Friday, October 2, 2015

NY Developer Considers Modular for Next Commercial Project

Commercial real estate developer Prime Cos. is considering an unconventional approach for building a large, upscale apartment complex in the Albany, New York, area: Modular construction.


The firm might rely on a Canadian manufacturer to assemble and ship the buildings that will make up the new, 165-unit Hudson Square apartments near the Van Schaick Country Club in Cohoes, NY.

The apartment buildings would be unloaded by crane, set in place, and then furnished. The process is similar to how modular homes are delivered and installed.

"Once the building is up, no one would ever know it's a modular unit," said Todd Curley, vice president and principal at Prime Cos.

There are two reasons why Curley and Prime Cos. President Ken Raymond are seriously considering modular instead of traditional, stick-built construction:

1. The value of the U.S. dollar vs. the Canadian dollar is higher than it has been in at least five years (today's exchange rate: $1 U.S. equals $1.33 Canadian). That would save on purchasing costs.

2. Labor costs would be higher for conventional construction, especially if Prime Cos. seeks a federal loan guarantee for Hudson Square apartments from the U.S. Department of Housing and Urban Development. The prevailing wages required under the federal Davis-Bacon Act increased "sizably" over the summer, Raymond said. "We can't really afford to pay the new wages that came out," Raymond said.
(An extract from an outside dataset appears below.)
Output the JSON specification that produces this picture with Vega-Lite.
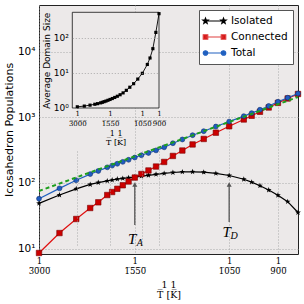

The percentage increase in the federal prevailing wage for projects in the Albany area was not immediately available. The rate is periodically revised by the U.S. Labor Department based on a survey of employers.
A Davis-Bacon rate sheet released in August by the Labor Department shows bricklayers doing residential construction in Albany County are paid $34.75 per hour in salary and benefits; electricians, $35.48; and structural ironworkers, $49.64.

From an article in the Albany Business Review

1 comment:

Anonymous said...

Doesn't it make you wonder what is wrong with the federal loan guarantee program that require prevailing wage on a job? It forces the developers and end users to have higher costs and strings out the time required for a return on investment. Yes, it makes the marketability of the modular building part more appealing, but the costs of such projects escalates tremendously versus market rate building. Makes no sense to me.